Sunday, April 24, 2011

THE EASTER BUNNY

Spoiler alert!  Spoiler alert!  If you are a young child and you are reading this, you need to stop right now and go find something else to read.  I mean it!  Stop reading right now or you will be sorry!

Okay, you have been warned.  Now I will tell you this sad truth:  the Easter Bunny isn't real.  He is what you call a mythical creature.  And the way we know this is because (1) rabbits cannot lay eggs, and (2) even if they could lay eggs, there is no way that one bunny could deliver eggs to every house in one night.  This is kind of the same problem as with Santa Claus, but that is a whole different holiday.  And also, no one ever said Santa Claus could lay eggs.

So how did this myth of the Easter Bunny get started?  Well, it is a very old myth, and it probably goes all the way back to the 13th Century in Germany, before people started being Christians.  In those days, they worshipped a bunch of different gods and goddesses, and one of them was called Eostra.  She was the goddess of spring and fertility, and the rabbit was her sacred animal because rabbits can make lots of baby rabbits in a very short time.
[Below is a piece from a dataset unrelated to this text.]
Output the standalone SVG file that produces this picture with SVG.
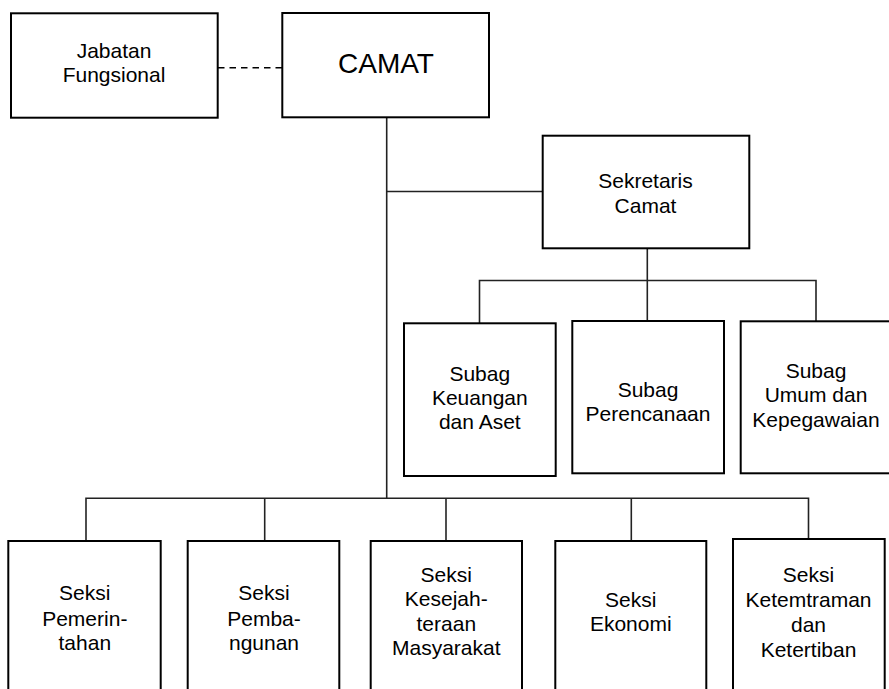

Meanwhile, the Saxons had a goddess named Oestre or Eastre, who was the goddess of the dawn and the spring.  In Germany, she was called Ostara, and she was a fertility goddess.  All these different names are kind of confusing, but as you can see, they are also all similar, and the word Easter comes from the name of this spring goddess.

Here's a story about the goddess Ostara that is pretty interesting.  One year, Ostara arrived late, and she found a little bird whose wings had been frozen by the snow.  So she made a pet of him, and since he couldn't fly anymore, she turned him into a snow hare with the gift of being able to run really fast.  And because he had been a bird before, she gave him the ability to lay eggs, just like birds do.  The eggs were all different colors and they were really pretty, but the hare could only lay eggs one day out of the whole year.



Easter Bunny Cavalry

Later on, the hare made Ostara angry, so she threw him up into the sky, where he became the constellation Lepus, the Hare, and he always had to be under the feet of the constellation Orion, the Hunter.  But one day each spring, he was allowed to come back to earth and give away his eggs to the children who came to the festivals in honor of Ostara.

There are some other stories about how the Easter Bunny got his start, but I decided to tell you that one because I liked it the best.

Easter Bunny Chorus Line
Anyway, the tradition of a rabbit bringing Easter eggs to children mostly seems to have started in Alsace, the Upper Rhineland, and southwestern Germany.  The first record of it was in a German publication in the 1500s, and in about 1680, the first story about a rabbit laying eggs and hiding them in a garden was published.  In the early 19th century, the first Easter eggs that you could eat were made of pastry and sugar, also in Germany.

When German settlers came to Pennsylvania Dutch country in the 18th century, they brought the Easter Bunny legend with them.  On the night before Easter, children would make nests out of bonnets and caps, and then they would put these in some hidden part of their houses.  If the children had been good, the Easter Hare would come and lay colorful eggs in the nests.

Nowadays, children do not have to make nests for the Easter Bunny to lay eggs in, because the Bunny just brings the eggs in a basket.  Sometimes there are also toys and candy and other goodies, too.  Sometimes the Easter Bunny even drops eggs from a helicopter, which means he can get more eggs to more children in a shorter length of time.  But the children can't stand under the helicopter while the eggs are being dropped, because someone might get killed by a falling egg, which would be very sad.

Oh, and speaking of Easter eggs, here's a little trivia:  the largest Easter egg ever made was more than 25 feet high and weighed over 8,000 pounds.  It was made by the Belgian chocolate company Guylian in the city of St. Niklaas.  It took more than 50,000 chocolate bars to make this egg, and it had a steel frame inside it to hold it up.

Just think how big a bunny would have to be to lay an egg like that, and also think how fat you would get if you ate it!